Der amtierenden Regierung sei nicht unterstellt, sie trachte nach Übergriffen und Einflussnahmen. Aber sie verschiebt innerhalb der Balance der Gewaltentrennung klar den Machtanspruch zu ihren Gunsten, indem sie die Oberaufsicht über eine Justiz-Behörde beansprucht. Darum ist das System der operativen und administrativen Aufsicht aus einer Hand, wie sie heute das Kantonsgericht ausübt, der geteilten Aufsicht, in der die Regierung oder gar einzelne Parteien die entscheidende Hand im Spiel haben, klar vorzuziehen.
28.4.2009: Standpunkt der Gesetzes-Gegner
6.5.2009: Standpunkt der Gesetzes-Befürworter
8. Mai 2009
"Regierungsaufsicht bringt mehr Kosten und Bürokratie"

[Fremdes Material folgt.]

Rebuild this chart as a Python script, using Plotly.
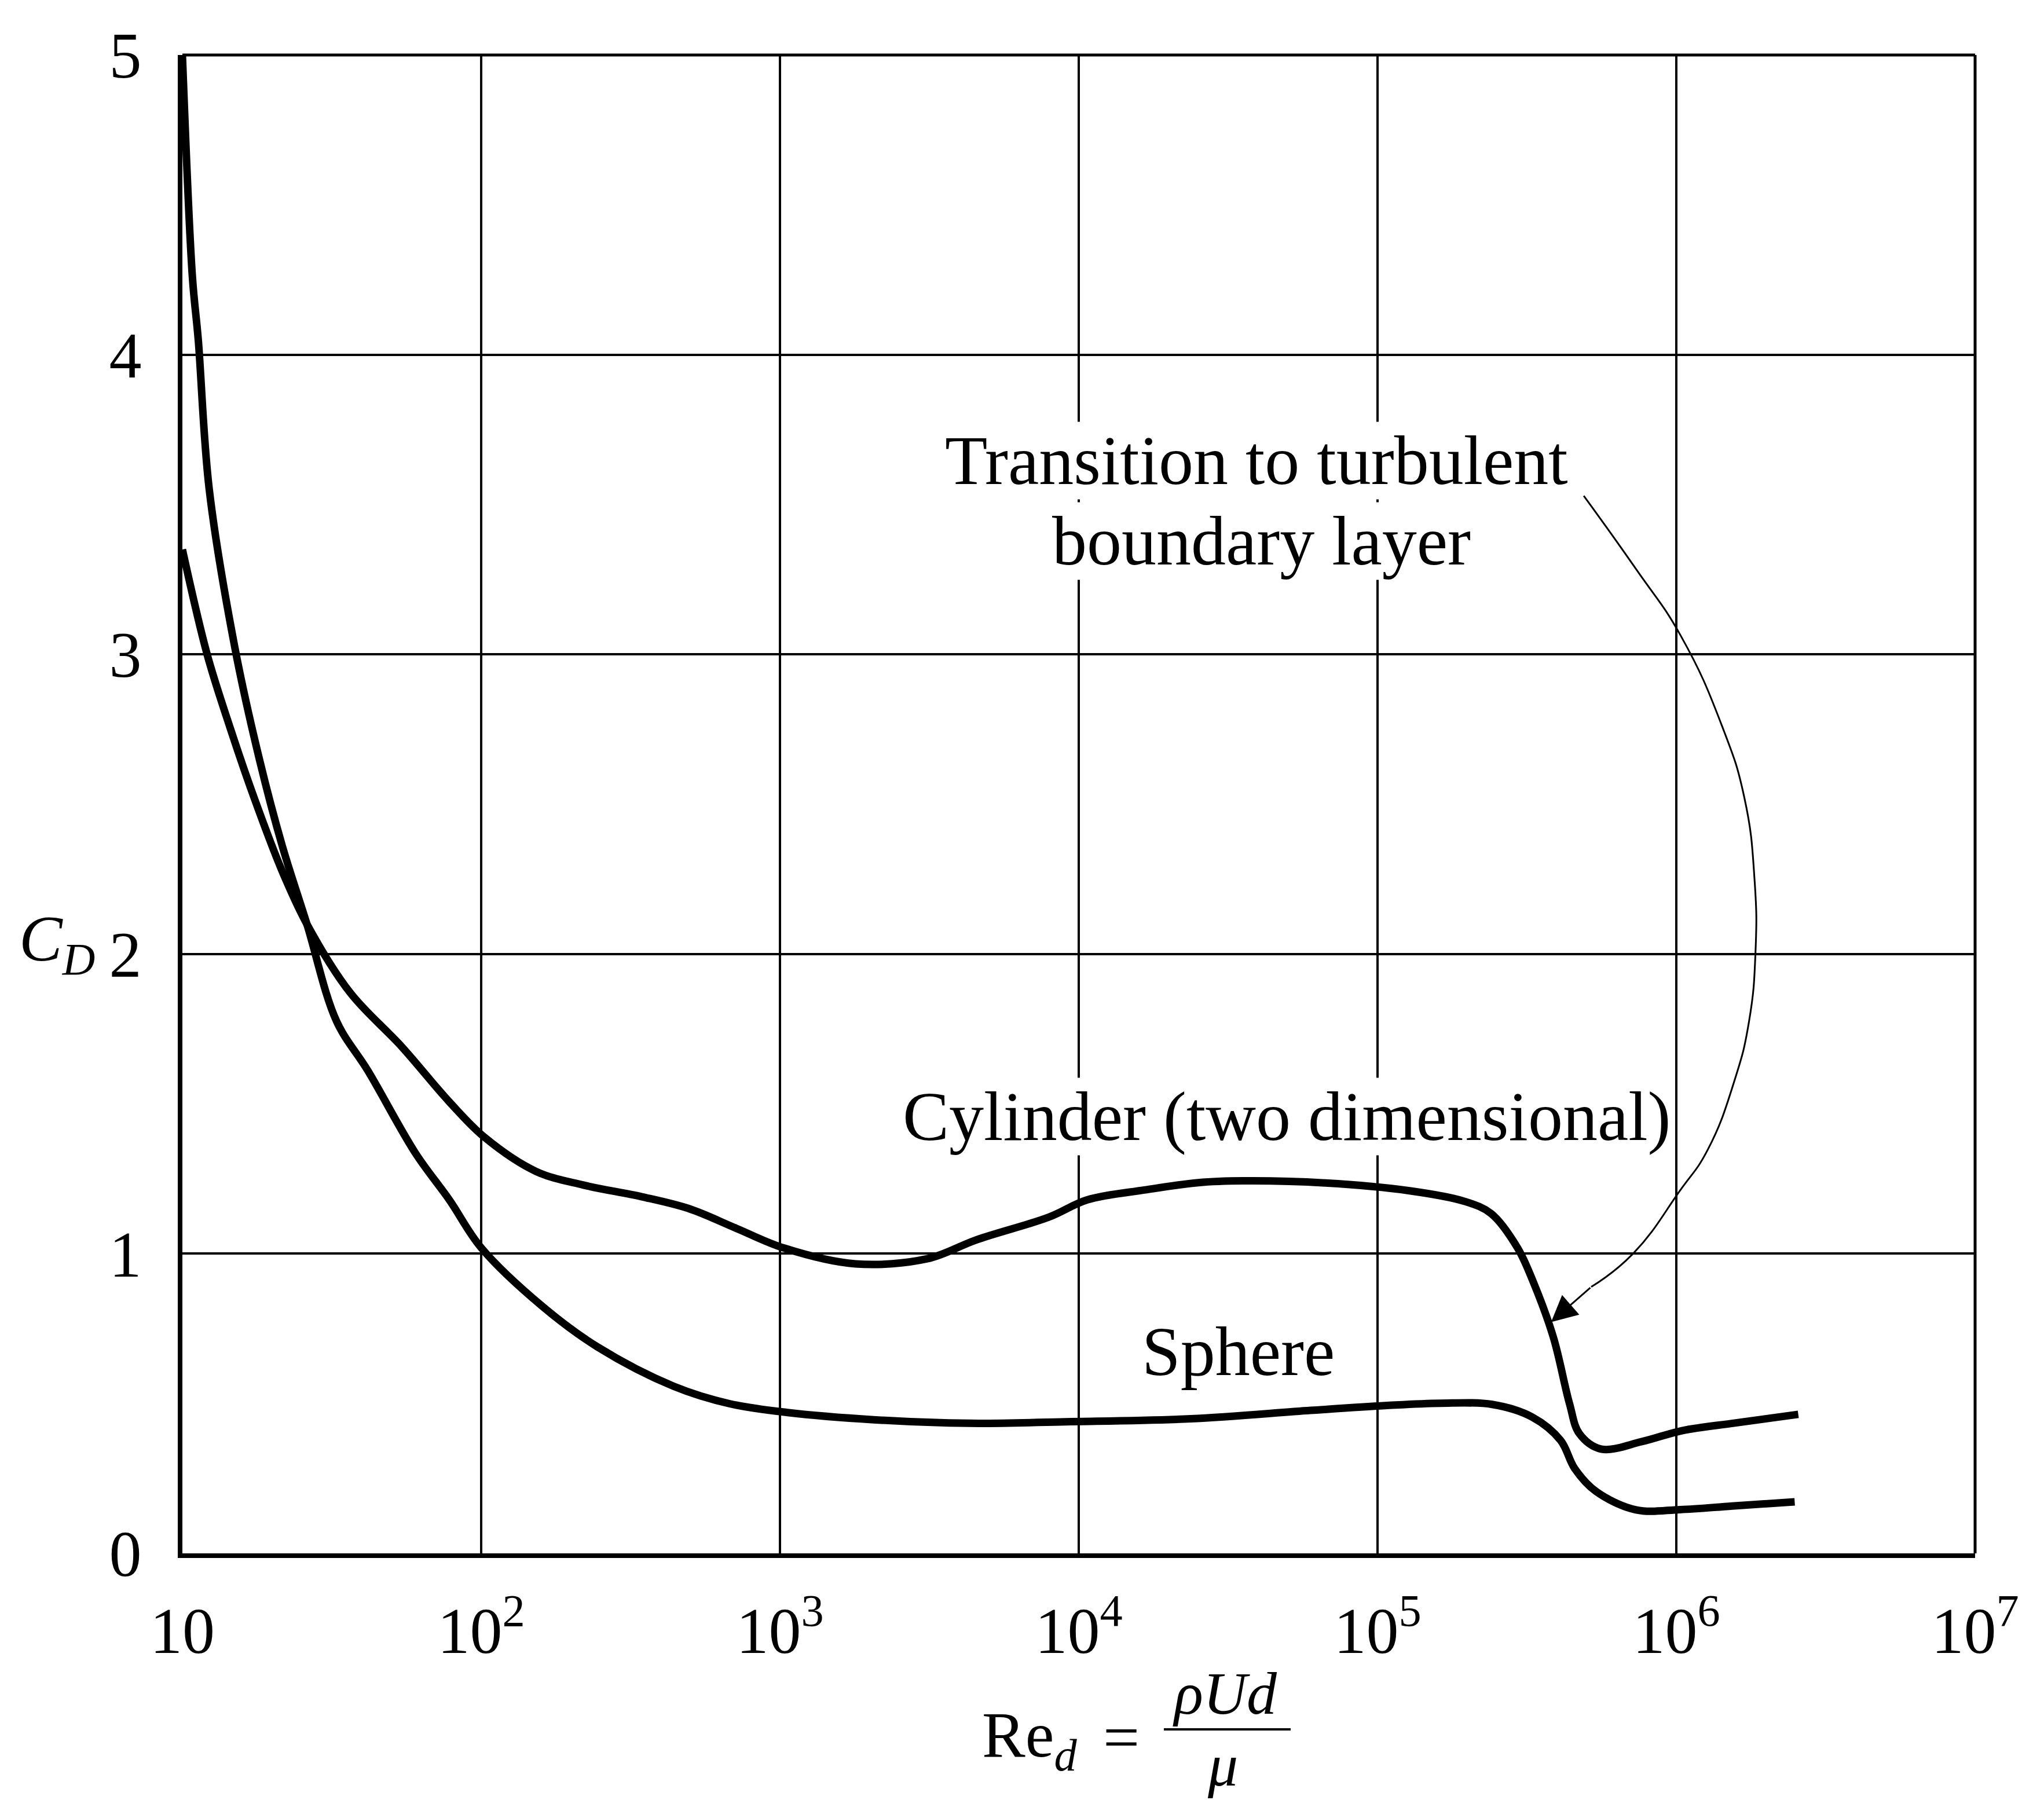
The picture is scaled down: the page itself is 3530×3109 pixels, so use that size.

Der Kommentar von Peter Knechtli trifft nicht nur den Kern der ganzen Vorlage, der Autor zieht umsichtig und ausgewogen die einzig richtigen Schlüsse. Ein weiterer Aspekt darf und sollte nicht vernachlässigt werden – und da wundere ich mich über die unbekümmerte Haltung von bürgerlichen Landräten aus SVP und FDP: Nämlich die Frage der Kosten. Die bisherige Aufsichtsinstanz Kantonsgericht, die der Landrat übrigens 2002 ausdrücklich so beschlossen hat, kann mit der bewährten Geschäftsleitung ihre Funktion kostenneutral weiter ausüben, wogegen andere Lösungen und vor allem, wenn der Regierungsrat Aufsichtsinstanz würde, erheblich ins Geld gehen. Ein weiterer Punkt ist der eigentlich überflüssige Erste Staatsanwalt bzw. die Erste Staatsanwältin, eine neue Dienststelle die mit weiteren hohen Kosten, ich schätze mindestens eine halbe Million Franken, zu Buche schlagen wird. Und da ist es doch erstaunlich, wie gewisse Kantonsparlamentarier nonchalant und grosszügig über kostenträchtige "Vermehrungen der Staatsbürokratie" hinwegsehen.
Albert Augustin, Gelterkinden
"Unglaublich einseitig"
Der Kommentar von Peter Knechtli ist unglaublich einseitig.
1. Die Frage, ob die administrative Aufsicht über die neue Staatsanwaltschaft bei der Regierung oder beim Kantonsgericht angesiedelt werden soll, ist im Landrat ausführlich diskutiert worden. Eine Mehrheit hat sich schliesslich für das Regierungsmodell entschieden. Das ist ein demokratischer Entscheid und hat mit einem Machtanspruch der Regierung nichts zu tun.
2. Der Fall Raffaele und Graziella Klages wird angeführt als Beleg für die Qualität der Lösung "Aufsicht durch das Kantonsgericht". In der damaligen Justizaffäre hatte der Untersuchungsrichter Frau Klages als V-Person eingesetzt. Das zuständige Gericht (Präsidium Überweisungsbehörde) genehmigte den Einsatz. Ein unabhängiger Gutachter (Strafrechtsprofessor Günter Stratenwerth) beurteilte diesen V-Personen-Einsatz aber als "Missgriff". Den Fehler machten also die Richter, nicht die Regierung.
3. Peter Knechtli irrt, wenn er schreibt, dass die Regierung die Oberaufsicht über eine Justiz-Behörde beanspruche: Die Staatsanwaltschaft ist kein Gericht und somit keine Justiz-Behörde. Sie vertritt vielmehr den Strafanspruch des Staates vor dem Gericht. Die Gerichte wiederum unterstehen genauso wie die kantonale Verwaltung der Oberaufsicht durch den Landrat – und eben nicht durch den Regierungsrat, der ja selber ebenfalls der Oberaufsicht des Landrats untersteht. Der Oberaufsicht durch den Landrat (und nicht durch den Regierungsrat!) wird in jedem Fall auch die neue Staatsanwaltschaft stehen.
4. Zu erwähnen ist schliesslich, dass sich nicht bloss die Fraktionen, sondern auch die Parteien mit der Vorlage befasst haben. Die Ja-Parole herausgegeben haben CVP, SVP, EVP und FDP.